In 1975, the Voting Rights Act was amended to protect “language minorities,” Any jurisdiction with more than 5% of a language minority would be a “covered jurisdiction” requiring preclearance, if the state did not have a bi-lingual ballot. Knowing that Arizona went to bi-lingual ballots in 1974, congress, acting in 1975, made the cutoff date 1972. Arizona was made “a covered jurisdiction” for this irrational reason.

In 1974, Arizona became only the second state in the nation to popularly elect a Hispanic governor. There was no reason in 1975 to subject Arizona to the extraordinary burden of seeking approval from the Department of Justice for changes to its laws in 1975, and there certainly is no rationale to continue the practice today. As Congress recognized, despite reauthorizing the Voting Rights Act in 2006, “significant progress” has been made in addressing the concerns that originally justified the VRA. Congress noted “increased numbers of registered minority voters, minority voter turnout, and minority representation.”

The filing cites four claims, summarized here:

The 2006 reauthorization of the Voting Rights Act is facially unconstitutional. It exceeds Congress’s authority under the 14th and 15th Amendments because it suspends all changes to state election law – however innocuous – until preclearance is given by the federal government. There is no rational relationship to the powers given to the federal government in the constitution.

The formula for determining which states should be covered jurisdictions, found in Section 4(b) of the Voting Rights Act, is unconstitutional. It places enforcement burdens on Arizona for problems that have been corrected for decades. For example, Arizona is still penalized for archaic violations that were corrected with the implementation of bi-lingual ballots prior to the 1974 elections.

The Voting Rights Act is facially unconstitutional because it treats states within the union differently without a rational justification. For example, the “language minority” coverage formula unconstitutionally differentiates between states by applying three different standards for “Spanish heritage” to three different groups of states.

In 1975, Arizona would not have been a covered jurisdiction if the Census Bureau had applied the definition of Spanish heritage it applied to New Jersey, New York, and Pennsylvania, to Arizona. Just because a person claims that Spanish is his mother tongue does not mean that he cannot speak or read English or that he suffers from discrimination, but the Act treats him that way. The same is true of those with a Spanish surname. There is no basis to claim that a person with a Hispanic surname cannot read or speak English or suffers from discrimination.
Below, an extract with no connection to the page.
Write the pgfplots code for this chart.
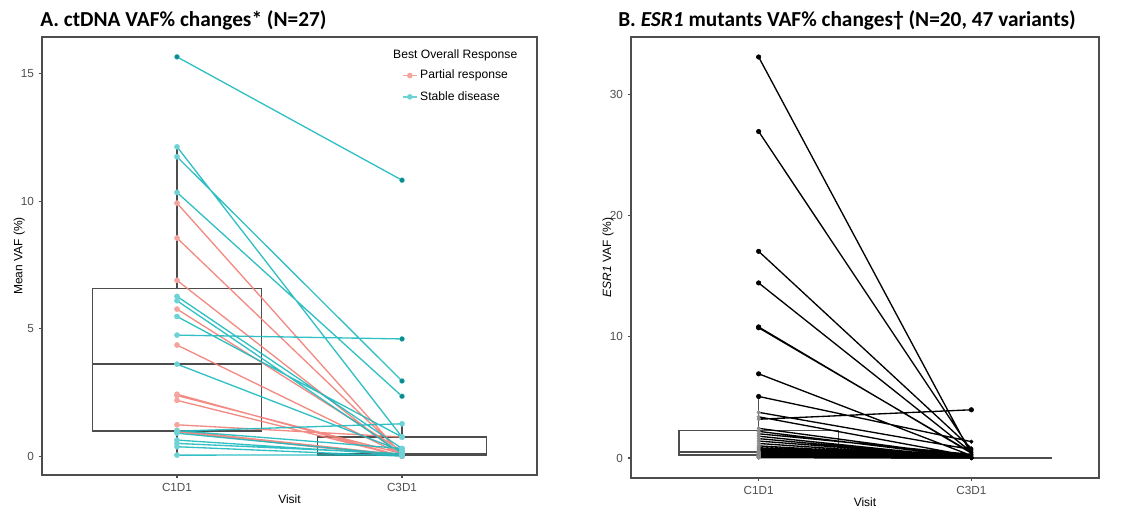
\documentclass[border=0pt]{standalone}
\usepackage{pgfplots}
\pgfplotsset{compat=1.18}
\usepackage{pgfplotstable}
\usepgfplotslibrary{statistics}
\usepackage{fontspec}
\setmainfont{Liberation Sans}
\newfontfamily\titlefont{Carlito}
\definecolor{teal1}{HTML}{1DB9BE}
\definecolor{red1}{HTML}{F07E75}
\definecolor{tealpt}{HTML}{6FD3D6}
\definecolor{redpt}{HTML}{F4A59F}
\definecolor{tealdark}{HTML}{0E8A8E}
\definecolor{frame}{HTML}{4D4D4D}
\definecolor{ticklab}{HTML}{4D4D4D}
\definecolor{ptgray}{HTML}{8A8A8A}

% Panel A: stable disease (teal) pairs, C1D1 -> C3D1
\pgfplotstableread{
x y
1 15.67
2 10.83
nan nan
1 12.14
2 0.75
nan nan
1 11.75
2 2.95
nan nan
1 10.35
2 2.35
nan nan
1 6.27
2 0.30
nan nan
1 6.10
2 0.10
nan nan
1 5.48
2 0.75
nan nan
1 4.75
2 4.60
nan nan
1 3.61
2 0.20
nan nan
1 0.98
2 1.27
nan nan
1 0.90
2 0.05
nan nan
1 0.63
2 0.05
nan nan
1 0.50
2 0.10
nan nan
1 0.37
2 0.00
nan nan
1 0.04
2 0.05
nan nan
1 1.00
2 0.30
}\sdtable

% Panel A: partial response (red) pairs
\pgfplotstableread{
x y
1 9.93
2 0.05
nan nan
1 8.56
2 0.10
nan nan
1 6.90
2 0.00
nan nan
1 5.77
2 0.20
nan nan
1 4.36
2 0.05
nan nan
1 2.43
2 0.00
nan nan
1 2.38
2 0.10
nan nan
1 2.19
2 0.00
nan nan
1 1.23
2 0.75
nan nan
1 1.00
2 0.05
nan nan
1 0.95
2 0.00
}\prtable

% Panel B: ESR1 variants
\pgfplotstableread{
x y
1 33.10
2 0.30
nan nan
1 26.95
2 0.60
nan nan
1 17.06
2 0.80
nan nan
1 14.45
2 0.50
nan nan
1 10.82
2 0.40
nan nan
1 10.75
2 0.45
nan nan
1 6.95
2 0.20
nan nan
1 5.08
2 1.35
nan nan
1 3.77
2 0.70
nan nan
1 3.40
2 0.15
nan nan
1 3.20
2 3.98
nan nan
1 2.45
2 0.10
nan nan
1 2.20
2 0.05
nan nan
1 2.00
2 0.30
nan nan
1 1.80
2 0.00
nan nan
1 1.60
2 0.00
nan nan
1 1.40
2 0.05
nan nan
1 1.20
2 0.00
nan nan
1 1.00
2 0.00
nan nan
1 0.85
2 0.00
nan nan
1 0.75
2 0.00
nan nan
1 0.65
2 0.00
nan nan
1 0.55
2 0.00
nan nan
1 0.50
2 0.00
nan nan
1 0.48
2 0.00
nan nan
1 0.45
2 0.00
nan nan
1 0.42
2 0.00
nan nan
1 0.40
2 0.00
nan nan
1 0.38
2 0.00
nan nan
1 0.35
2 0.00
nan nan
1 0.33
2 0.00
nan nan
1 0.30
2 0.00
nan nan
1 0.28
2 0.00
nan nan
1 0.26
2 0.00
nan nan
1 0.24
2 0.00
nan nan
1 0.22
2 0.00
nan nan
1 0.20
2 0.00
nan nan
1 0.18
2 0.00
nan nan
1 0.16
2 0.00
nan nan
1 0.14
2 0.00
nan nan
1 0.12
2 0.00
nan nan
1 0.10
2 0.00
nan nan
1 0.08
2 0.00
nan nan
1 0.06
2 0.00
nan nan
1 0.05
2 0.00
nan nan
1 0.03
2 0.00
nan nan
1 0.02
2 0.00
}\esrtable

\pgfplotsset{
  ggbase/.style={
    anchor=south west, scale only axis,
    xmin=0.4, xmax=2.6,
    xtick={1,2}, xticklabels={C1D1,C3D1},
    xtick pos=bottom, ytick pos=left,
    tick align=outside, major tick length=2.6pt,
    tick style={frame, line width=0.8pt},
    axis line style={frame, line width=1.1pt},
    ticklabel style={font=\fontsize{8.8}{10}\selectfont, text=ticklab},
    /pgf/number format/assume math mode=true,
    label style={font=\fontsize{9}{10}\selectfont},
    xlabel style={at={(axis description cs:0.5,0)}, anchor=base, yshift=-21.4pt},
    boxplot/draw direction=y,
    clip=false,
  },
}

\begin{document}
\begin{tikzpicture}
\path (0pt,0pt) rectangle (845.25pt,381.75pt);

\node[anchor=base west, inner sep=0pt, font=\titlefont\bfseries\fontsize{16}{18}\selectfont] at (30pt,361.5pt) {A. ctDNA VAF\% changes* (N=27)};
\node[anchor=base west, inner sep=0pt, font=\titlefont\bfseries\fontsize{16}{18}\selectfont] at (463.5pt,361.5pt) {B. \textit{ESR1} mutants VAF\% changes† (N=20, 47 variants)};

% ---------------- Panel A ----------------
\begin{axis}[ggbase,
  at={(31.5pt,25.5pt)}, width=371.25pt, height=328.5pt,
  ymin=-0.74, ymax=16.45, ytick={0,5,10,15},
  xlabel={Visit}, ylabel={Mean VAF (\%)},
  ylabel style={at={(axis description cs:-0.0394,0.5)}, anchor=base},
  legend image code/.code={\draw[mark repeat=2,mark phase=2,#1] plot coordinates {(0cm,0cm) (0.185cm,0cm) (0.37cm,0cm)};},
  legend style={draw=none, fill=none, at={(rel axis cs:0.727,0.931)}, anchor=north west,
    font=\fontsize{9.1}{11}\selectfont, row sep=3.9pt, inner sep=0pt},
  legend cell align=left,
]
\addplot[forget plot, draw=frame, line width=1.1pt,
  boxplot prepared={draw position=1, lower whisker=0.04, lower quartile=0.99,
  median=3.62, upper quartile=6.57, upper whisker=12.14, box extend=0.75, whisker extend=0}]
  coordinates {};
\addplot[forget plot, draw=frame, line width=1.1pt,
  boxplot prepared={draw position=2, lower whisker=0, lower quartile=0.02,
  median=0.09, upper quartile=0.75, upper whisker=1.27, box extend=0.75, whisker extend=0}]
  coordinates {};

\addplot[forget plot, red1, opacity=0.9, line width=1pt, unbounded coords=jump, mark=none] table {\prtable};
\addplot[forget plot, teal1, opacity=0.9, line width=1pt, unbounded coords=jump, mark=none] table {\sdtable};
\addplot[forget plot, redpt, only marks, mark=*, mark size=1.9pt, mark options={solid, draw=redpt, fill=redpt}] table {\prtable};
\addplot[forget plot, tealpt, only marks, mark=*, mark size=1.9pt, mark options={solid, draw=tealpt, fill=tealpt}] table {\sdtable};
\addplot[forget plot, tealdark, only marks, mark=*, mark size=1.5pt, mark options={solid, draw=tealdark, fill=tealdark}]
  coordinates {(1,15.67) (2,10.83) (2,4.60) (2,2.95) (2,2.35)};

\node[anchor=base west, inner sep=0pt, font=\fontsize{9.1}{11}\selectfont] at (rel axis cs:0.709,0.952) {Best Overall Response};
\addlegendimage{redpt, line width=1pt, mark=*, mark size=1.6pt, mark options={solid, draw=redpt, fill=redpt}}
\addlegendentry{Partial response}
\addlegendimage{tealpt, line width=1pt, mark=*, mark size=1.6pt, mark options={solid, draw=tealpt, fill=tealpt}}
\addlegendentry{Stable disease}
\end{axis}

% ---------------- Panel B ----------------
\begin{axis}[ggbase,
  at={(473.25pt,23.25pt)}, width=351pt, height=330.75pt,
  ymin=-1.65, ymax=34.75, ytick={0,10,20,30},
  xlabel={Visit}, ylabel={\textit{ESR1} VAF (\%)},
  ylabel style={at={(axis description cs:-0.0427,0.5)}, anchor=base},
]
\addplot[draw=frame, line width=1.1pt,
  boxplot prepared={draw position=1, lower whisker=0.02, lower quartile=0.25,
  median=0.50, upper quartile=2.25, upper whisker=5.08, box extend=0.75, whisker extend=0}]
  coordinates {};
\addplot[draw=frame, line width=1.1pt,
  boxplot prepared={draw position=2, lower whisker=0, lower quartile=0,
  median=0, upper quartile=0.02, upper whisker=0.05, box extend=0.75, whisker extend=0}]
  coordinates {};
\addplot[black, line width=1pt, unbounded coords=jump, mark=none] table {\esrtable};
\addplot[ptgray, only marks, mark=*, mark size=1.3pt, mark options={solid, draw=ptgray, fill=ptgray},
  restrict x to domain=0.9:1.1] table {\esrtable};
\addplot[black, only marks, mark=*, mark size=1.3pt, mark options={solid, fill=black},
  restrict x to domain=1.9:2.1] table {\esrtable};
\addplot[black, only marks, mark=*, mark size=1.7pt, mark options={solid, fill=black}]
  coordinates {(1,33.10) (1,26.95) (1,17.06) (1,14.45) (1,10.82) (1,10.75) (1,6.95) (1,5.08) (2,3.98)};
\end{axis}
\end{tikzpicture}
\end{document}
The entire classification system is flawed, arbitrary, and irrational. No explanation was given as to why persons with a “Spanish surname” (but who did not speak Spanish as their native language) would encounter discrimination in Denver but not Las Vegas or Orlando; why a person who did not speak Spanish but had one Puerto Rican parent would face discrimination in Erie but not Stamford or Chicago; or why persons who spoke Spanish as their native language and did not have “Puerto Rican birth or parentage” faced discrimination only in the forty-seven states not in New Jersey, New York, or Pennsylvania. Yet, there are all results of the Act and its application.
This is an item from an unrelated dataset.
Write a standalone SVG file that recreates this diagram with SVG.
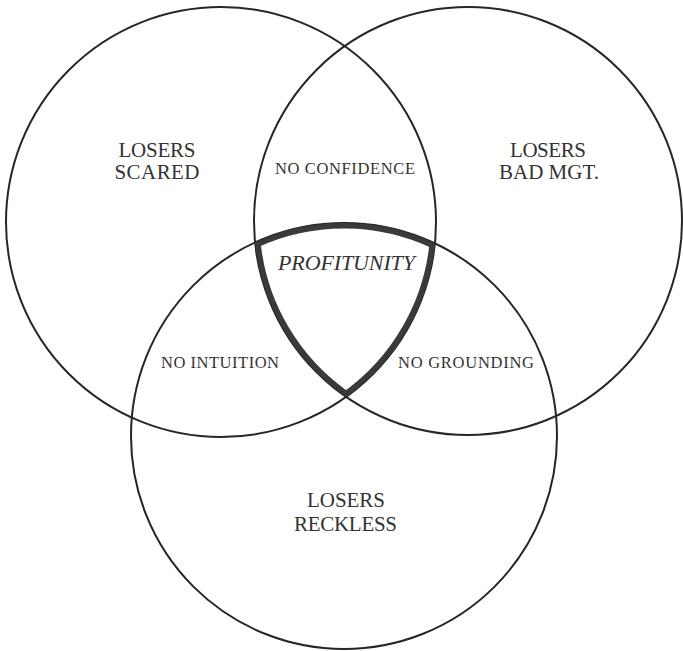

The definitions of “Spanish language” and “Puerto Rican birth or parentage” included white English speakers raised in the United States within the calculation of “language minorities” if they married a native Spanish speaker or were born to vacationers in Puerto Rico. As such, a white English speaker would be classified as a “language minority” upon marriage to a Spanish speaker in Baltimore but not when the couple moved to Atlantic City, and a non-Hispanic English speaker born to vacationers in Puerto Rico would be classified as a “language minority” while residing in Pittsburg but not upon moving to Cleveland.

In the alternative, the provisions are unconstitutional as applied to Arizona.